• Requirements:
Write out again, exactly as they appear, the lines from the line with "Reproduce this chart with Bokeh." through the line with "from bokeh.resources import INLINE". Do not include any pictures.

• Extracted information:

--------------------

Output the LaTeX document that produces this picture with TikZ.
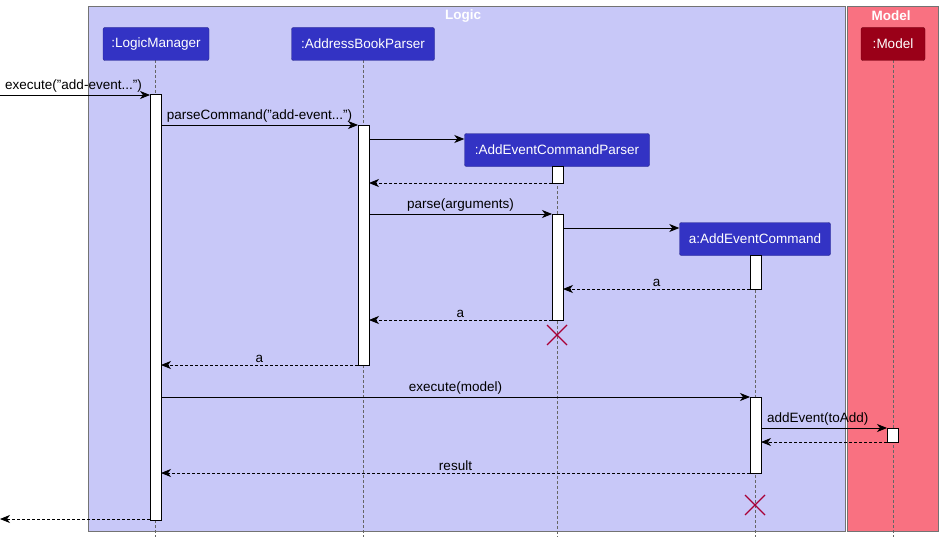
\documentclass[tikz,border=0pt]{standalone}
\usepackage{fontspec}
\setmainfont{Liberation Sans}
\usetikzlibrary{arrows.meta,positioning}
\definecolor{logicbg}{HTML}{C8C8F8}
\definecolor{modelbg}{HTML}{F97181}
\definecolor{partblue}{HTML}{3333C4}
\definecolor{partred}{HTML}{9A0018}
\definecolor{killred}{HTML}{A80036}
\tikzset{
  part/.style={draw=partblue!70!black,fill=partblue,text=white,rounded corners=2pt,
    minimum height=33pt,inner xsep=0pt,font=\fontsize{13.5}{15}\selectfont},
  life/.style={densely dashed,draw=gray!80!black,line width=0.6pt},
  act/.style={draw=black,fill=white,line width=0.8pt},
  msg/.style={-{Stealth[length=10pt,width=8pt,inset=3pt]},line width=0.8pt},
  ret/.style={msg,densely dashed},
  lbl/.style={font=\fontsize{13.5}{15}\selectfont,above,inner sep=2pt},
  kill/.style={killred,line width=1.2pt}
}
\begin{document}
\begin{tikzpicture}[x=1pt,y=-1pt]
  \useasboundingbox (0,0) rectangle (943,543);
  % boxes
  \draw[gray!90!black,fill=logicbg] (88,6) rectangle (845,531);
  \draw[gray!90!black,fill=modelbg] (847,6) rectangle (938,531);
  \node[text=white,font=\fontsize{13.5}{15}\selectfont\bfseries] (logic) at (463,16) {Logic};
  \node[text=white,font=\fontsize{13.5}{15}\selectfont\bfseries] (model) at (891,16) {Model};
  % lifelines
  \draw[life] (155,60) -- (155,537);
  \draw[life] (363,60) -- (363,537);
  \draw[life] (557,166) -- (557,537);
  \draw[life] (755,255) -- (755,537);
  \draw[life] (893,60) -- (893,537);
  % participants
  \node[part,minimum width=106pt] (lm) at (156,44) {:LogicManager};
  \node[part,minimum width=143pt] (abp) at (363,44) {:AddressBookParser};
  \node[part,minimum width=185pt] (aecp) at (557,150) {:AddEventCommandParser};
  \node[part,minimum width=151pt] (aec) at (755,239) {a:AddEventCommand};
  \node[part,minimum width=64pt,fill=partred,draw=partred!70!black] (mdl) at (893,44) {:Model};
  % activations
  \draw[act] (150,94) rectangle (161,520);
  \draw[act] (358,125) rectangle (369,365);
  \draw[act] (552,166) rectangle (563,183);
  \draw[act] (552,214) rectangle (563,320);
  \draw[act] (750,255) rectangle (761,289);
  \draw[act] (750,397) rectangle (761,473);
  \draw[act] (887,428) rectangle (898,442);
  % messages
  \coordinate (in) at (0,95);
  \coordinate (out) at (0,519);
  \draw[msg] (in) -- node[lbl,pos=0.49] {execute("add-event...")} (150,95);
  \draw[msg] (161,125) -- node[lbl] {parseCommand("add-event...")} (358,125);
  \draw[msg] (369,139) -- (aecp.west |- 0,139);
  \draw[ret] (552,183) -- (369,183);
  \draw[msg] (369,214) -- node[lbl] {parse(arguments)} (552,214);
  \draw[msg] (563,228) -- (aec.west |- 0,228);
  \draw[ret] (750,289) -- node[lbl] {a} (563,289);
  \draw[ret] (552,320) -- node[lbl] {a} (369,320);
  \draw[ret] (358,365) -- node[lbl] {a} (161,365);
  \draw[msg] (161,397) -- node[lbl] {execute(model)} (750,397);
  \draw[msg] (761,428) -- node[lbl,pos=0.45] {addEvent(toAdd)} (887,428);
  \draw[ret] (887,442) -- (761,442);
  \draw[ret] (750,473) -- node[lbl] {result} (161,473);
  \draw[ret] (150,519) -- (out);
  % destroy marks
  \draw[kill] (547,325) -- (567,345) (547,345) -- (567,325);
  \draw[kill] (745,495) -- (765,515) (745,515) -- (765,495);
\end{tikzpicture}
\end{document}
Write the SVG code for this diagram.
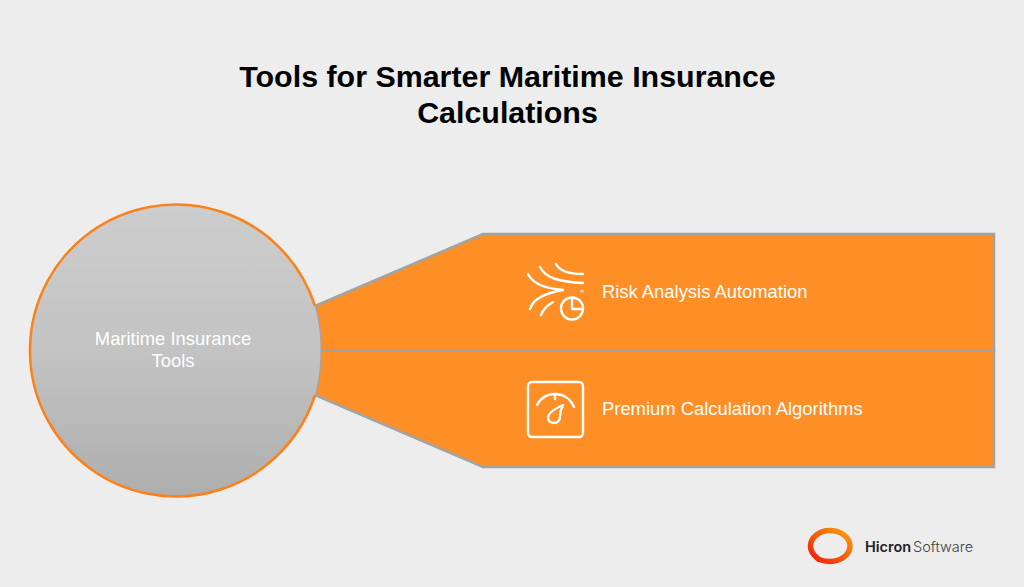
<svg xmlns="http://www.w3.org/2000/svg" width="1024" height="587" viewBox="0 0 1024 587">
<defs>
<linearGradient id="cg" x1="0" y1="0" x2="0" y2="1"><stop offset="0" stop-color="#cdcdcd"/><stop offset="0.5" stop-color="#c3c3c3"/><stop offset="1" stop-color="#aeaeae"/></linearGradient>
<linearGradient id="lg" x1="0" y1="1" x2="1" y2="0"><stop offset="0" stop-color="#ee1c0c"/><stop offset="0.55" stop-color="#f76408"/><stop offset="1" stop-color="#f8a014"/></linearGradient>
</defs>
<style>
.t{font-family:"Liberation Sans",Arial,sans-serif}
.title{font-size:30.400px;font-weight:700;fill:#000;text-anchor:middle}
.lab{font-size:18.400px;fill:#fff}
.seg{fill:#fe8f27;stroke:#a3a3a3;stroke-width:2.5;stroke-linejoin:miter}
.ic{fill:none;stroke:#fff;stroke-width:2.4;stroke-linecap:round;stroke-linejoin:round}
.logo{font-family:Inter,"Liberation Sans",sans-serif;font-size:14.500px}
</style>
<rect width="1024" height="587" fill="#ededed"/>
<g id="title"><text class="t title" x="507.500" y="87">Tools for Smarter Maritime Insurance</text><text class="t title" x="507.500" y="123">Calculations</text></g>
<g id="node-risk"><path class="seg" d="M315 306L483 234H994V350.500H320.500Q320.500 327 315 306Z"/></g>
<g id="node-premium"><path class="seg" d="M315 395L483 467H994V350.500H320.500Q320.500 374 315 395Z"/></g>
<g id="node-center">
<path d="M315 306A146 146 0 1 0 315 395Q320.500 374 320.500 350.500Q320.500 327 315 306Z" fill="url(#cg)"/>
<path d="M315 306A146 146 0 1 0 315 395" fill="none" stroke="#fb8118" stroke-width="2.5"/>
<text class="t lab" x="173" y="345" text-anchor="middle">Maritime Insurance</text>
<text class="t lab" x="173" y="367" text-anchor="middle">Tools</text>
</g>
<g id="icon-risk" class="ic">
<path d="M528 274C533 284 544 288 563 290"/>
<path d="M540 267C545 278 560 282 583 283"/>
<path d="M556 264C559 270 567 274 583 274"/>
<path d="M530 309C533 299 545 293 563 290"/>
<path d="M541 315C543 309 548 305 553 302"/>
<circle cx="582" cy="291" r="0.400"/>
<circle cx="572" cy="308.500" r="11"/>
<path d="M572 298V309H583"/>
</g>
<text class="t lab" x="602" y="297.500">Risk Analysis Automation</text>
<g id="icon-premium" class="ic">
<rect x="528" y="382" width="55" height="55" rx="4"/>
<path d="M537 405C544 390 567 390 574 407"/>
<path d="M555 395V399"/>
<path d="M563 405C561 409 560 412 560 416C560 421 557 423 554 423C551 423 548 421 548 418C548 412 556 408 563 405Z"/>
</g>
<text class="t lab" x="602" y="414.500">Premium Calculation Algorithms</text>
<g id="logo">
<path d="M830 530.500C841 530.500 850 537.500 850 546C850 554.500 841 561.500 830 561.500C826 561.500 822 560.500 819 559.500L816.500 557.500C812.500 554 810.500 550 810.500 546C810.500 537.500 819 530.500 830 530.500Z" fill="none" stroke="url(#lg)" stroke-width="5.500"/>
<text class="logo" x="865" y="552" font-weight="600" fill="#222">Hicron</text>
<text class="logo" x="913" y="552" font-weight="300" fill="#444">Software</text>
</g>
</svg>
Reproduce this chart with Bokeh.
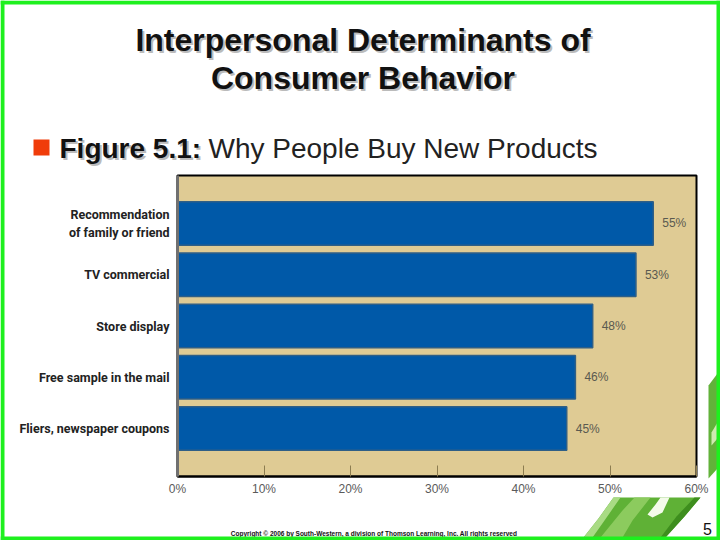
from bokeh.plotting import figure
from bokeh.models import FactorRange, Range1d, ColumnDataSource, FixedTicker
from bokeh.core.properties import value
from bokeh.embed import file_html
from bokeh.resources import INLINE

title_lines = ["Interpersonal Determinants of", "Consumer Behavior"]
subtitle_bold = "Figure 5.1:"
subtitle_rest = "Why People Buy New Products"
categories = ["Recommendation\nof family or friend", "TV commercial", "Store display",
              "Free sample in the mail", "Fliers, newspaper coupons"]
values = [55, 53, 48, 46, 45]
value_labels = ["55%", "53%", "48%", "46%", "45%"]
ticks = [0, 10, 20, 30, 40, 50, 60]
tick_labels = {0: "0%", 10: "10%", 20: "20%", 30: "30%", 40: "40%", 50: "50%", 60: "60%"}
copyright_text = "Copyright © 2006 by South-Western, a division of Thomson Learning, Inc. All rights reserved"
page_number = "5"

W, H = 720, 540
FL, FR, FT, FB = 177, 696, 175, 476

# slide background layer, in pixel coordinates of the slide
bg = figure(width=W, height=H, output_backend="svg", toolbar_location=None,
            x_range=Range1d(0, W), y_range=Range1d(H, 0),
            x_axis_type=None, y_axis_type=None, min_border=0,
            background_fill_color="#FFFFFF", border_fill_color="#FFFFFF")
bg.grid.visible = False
bg.outline_line_color = None

def add_poly(pts, color):
    bg.patch(x=[a for a, b in pts], y=[b for a, b in pts], fill_color=color, line_color=None)

# leaf decoration
add_poly([(583, 537), (598, 518), (613, 497), (700, 497), (684, 516), (665, 537)], "#5FB136")
add_poly([(600, 537), (622, 510), (634, 497), (650, 497), (632, 520), (622, 537)], "#8CCB5E")
add_poly([(583, 537), (598, 518), (613, 497), (620, 497), (604, 520), (592, 537)], "#A9DB84")
add_poly([(665, 537), (684, 516), (700, 497), (694, 497), (676, 516), (660, 537)], "#3E8E1E")
add_poly([(669, 497), (662, 512), (652, 517), (647, 514), (655, 504), (660, 497)], "#F4FBEA")
add_poly([(717, 373), (708, 385), (708, 478), (717, 468)], "#62B23A")
add_poly([(717, 422), (711, 432), (711, 445), (717, 438)], "#CFEAB0")

def add_text(txt, px, py, size, style="normal", color="#111111", align="left", shadow=False):
    if shadow:
        bg.text(x=[px + 2], y=[py + 2], text=[txt], text_font=value("Liberation Sans"),
                text_font_size=size, text_font_style=style, text_color="#BBBBBB",
                text_align=align, text_baseline="middle")
    bg.text(x=[px], y=[py], text=[txt], text_font=value("Liberation Sans"),
            text_font_size=size, text_font_style=style, text_color=color,
            text_align=align, text_baseline="middle")

add_text(title_lines[0], 362.5, 39, "32px", "bold", align="center", shadow=True)
add_text(title_lines[1], 362.5, 77, "32px", "bold", align="center", shadow=True)
add_poly([(33, 139), (49, 139), (49, 155), (33, 155)], "#F03C0A")
add_text(subtitle_bold, 59, 148, "28px", "bold", shadow=True)
add_text(subtitle_rest, 208, 148, "28px", color="#222222")
add_text(copyright_text, 373.5, 533, "6.5px", "bold", align="center")
add_text(page_number, 707, 528, "16px", align="center")

# slide frame
add_poly([(0, 0), (720, 0), (720, 4), (0, 4)], "#1EF01E")
add_poly([(0, 536), (720, 536), (720, 540), (0, 540)], "#1EF01E")
add_poly([(0, 0), (4, 0), (4, 540), (0, 540)], "#1EF01E")
add_poly([(716, 0), (720, 0), (720, 540), (716, 540)], "#1EF01E")

# chart layer
p = figure(width=W, height=H, output_backend="svg", toolbar_location=None,
           y_range=FactorRange(factors=categories[::-1], range_padding=0.435, range_padding_units="absolute"),
           x_range=Range1d(0, 60),
           min_border_left=FL, min_border_right=W - FR, min_border_top=FT, min_border_bottom=H - FB,
           background_fill_color="#DFCB94", border_fill_color=None)
p.styles = {"position": "absolute", "left": "0px", "top": "0px"}
p.xgrid.visible = False
p.ygrid.visible = False
p.outline_line_color = "#000000"
p.outline_line_width = 2

src = ColumnDataSource(dict(cat=categories, val=values, lab=value_labels))
p.hbar(y="cat", left=0, right="val", height=0.85, source=src,
       fill_color="#0059A8", line_color="#2F5F86", line_width=1.5)
p.text(x="val", y="cat", text="lab", source=src, x_offset=9, text_baseline="middle",
       text_color="#5A5A50", text_font=value("Liberation Sans"), text_font_size="12px")

ax = p.xaxis[0]
ax.ticker = FixedTicker(ticks=ticks)
ax.major_label_overrides = tick_labels
ax.major_tick_in = 11
ax.major_tick_out = 0
ax.major_tick_line_color = "#8C7C50"
ax.minor_tick_line_color = None
ax.axis_line_color = "#000000"
ax.axis_line_width = 2
ax.major_label_text_color = "#5A5A5A"
ax.major_label_text_font = "Liberation Sans"
ax.major_label_text_font_size = "12px"
ax.major_label_standoff = 5

ay = p.yaxis[0]
ay.axis_line_color = "#707070"
ay.axis_line_width = 3
ay.major_tick_line_color = None
ay.minor_tick_line_color = None
ay.major_label_text_color = "#222222"
ay.major_label_text_font = "Roboto"
ay.major_label_text_font_style = "bold"
ay.major_label_text_font_size = "12.5px"
ay.major_label_standoff = 2

open("out.html", "w").write(file_html([bg, p], INLINE))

--------------------

• Output below:
Reproduce this chart with Bokeh.
from bokeh.plotting import figure
from bokeh.models import FactorRange, Range1d, ColumnDataSource, FixedTicker
from bokeh.core.properties import value
from bokeh.embed import file_html
from bokeh.resources import INLINE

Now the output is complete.